Thursday, March 05, 2009

Renewable energy; Star-Telegram layoffs

The Nightly Build...

"Let's Get Real"

Mike Hashimoto, in The Dallas Morning News Opinion blog, favorably cites a Wall Street Journal op-ed essay by Robert Bryce, the managing editor of something called Energy Tribune, which, when it isn't undermining renewable energy, is denying climate change science. Bryce's latest book is "Gusher of Lies: The Dangerous Delusions of 'Energy Independence'". Only Mike Hashimoto doesn't tell us all that. Hashimoto tells us only that Bryce lives in Austin and has solar panels on his roof, as if that makes Bryce some kind of liberal environmentalist.

What's the gist of Bryce's essay? That renewable energy supplies only a tiny fraction of our energy needs today and will not make up an appreciable fraction even if we double output and double it again. D'oh. Bryce says "It would be refreshing if the president or perhaps a few of the Democrats on Capitol Hill would admit that fact." Hello? Democrats and environmentalists have been sounding the alarm for decades about how dependent our society is on oil and how hard it is to break our addiction. Bryce presents it as some kind of new insight of his and something Democrats want to hide in a closet.

Only buried deep in the eighth paragraph does Bryce admit,

"Of course, you might respond that renewables need to start somewhere. True enough -- and to be clear, I'm not opposed to renewables. I have solar panels on the roof of my house."
That's the most support for renewable energy Bryce can summon. In another time and place, I can imagine him saying, "I'm not anti-semitic. Some of my best friends are Jews." The tone of the rest of the essay reeks of disdain for renewables. The problem of scale. Wind is intermittent. So is sunshine. What does Bryce have to say about oil's problems? Bryce dismisses the environmental problem caused by carbon emissions as merely a problem of "political pressure" to cut carbon-dioxide emissions. Bryce's essay might not rise to the level of a "gusher of lies" but it sure isn't "the most clear-eyed view of our near-term energy future" that Mike Hashimoto bills it as, either.

Another Spin of the Death Spiral

Another round of layoffs was announced by the Fort Worth Star-Telegram. To its credit, the newspaper's Web site has the story. If a newspaper can't cover what's happening in its own newsroom (I'm looking at you Dallas Morning News), why should it think it can cover what's going on outside?

Even though Fort Worth Star-Telegram has the story, it's Frontburner and Tim Rogers who have the full text of publisher Gary Wortel's memo to employees. In it, he lists six steps the paper is taking to cut costs: layoffs, pay cuts, elimination of bonuses, a one-week furlough, a freeze of pension plans.
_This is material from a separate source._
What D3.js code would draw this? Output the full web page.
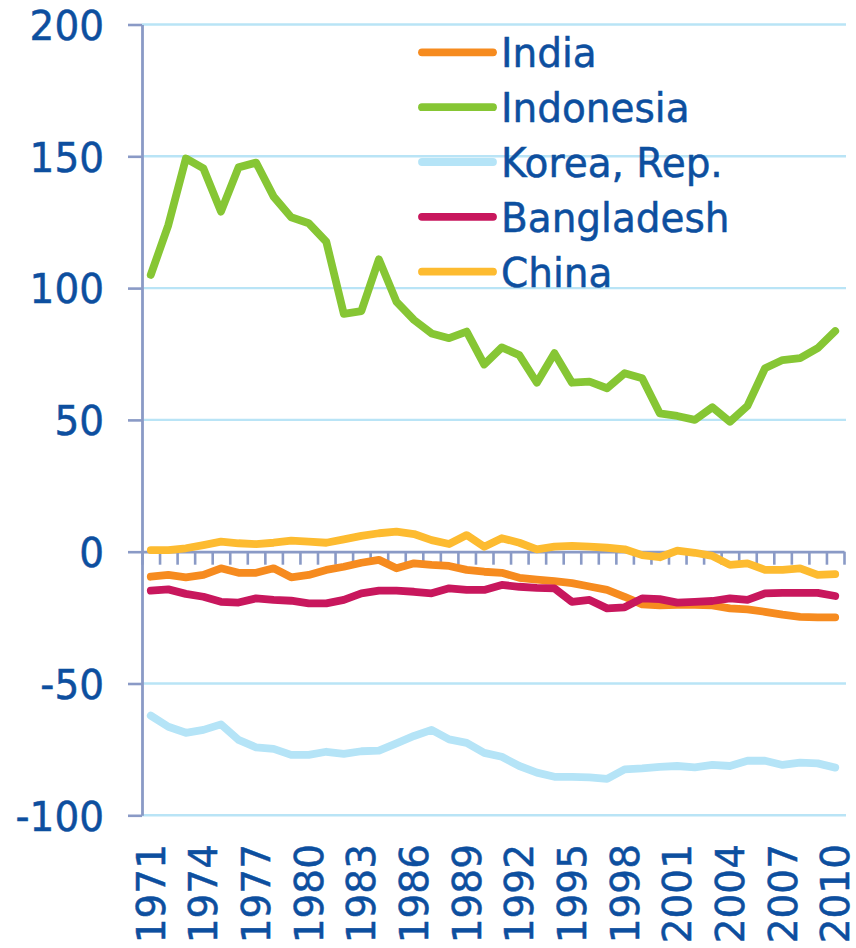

Observant readers will have noticed that was only five steps, not six. That's because step #3 in Wortel's memo was left blank. Frontburner's Rogers explains, "I don't know what No. 3 was or is. It appears to have been a typo." Hmmm ... a typo in a memo by a newspaper publisher (how ironic). Or a typo in the announcement about a newspaper's troubles (how explanatory). Or a deliberate warning that other steps are still to come (how ominous). In any case, my sympathies to the employees of the Fort Worth Star-Telegram.

P.S. In the comments to the Frontburner story about Fort Worth Star-Telegram, there are these two intriguing comments:

Biff Ryan: "I've heard major cuts at D as well."

Tim Rogers: "Please stay tuned. I'll give you the D update when I can."

Can't any news media be first with the best, most comprehensive information about themselves?

P.P.S. Other Frontburner readers spread a rumor that Adam McGill was let go. If true, there's irony at work at Frontburner, too. History will show Adam McGill's second to last blog entry, a link to a Gawker story forwarded to McGill by a reader, is titled, "SMU Provides Backdrop For Sad State Of J-School Graduates." Adding insult to injury is a comment by reader "Carlo":

"Taking a litty bit of this media pie and mixing it into a litty bit of this other media pie, making a daisy chain of linky-poos from here to there to thence and back again isn't jouralism, it's patty-cake."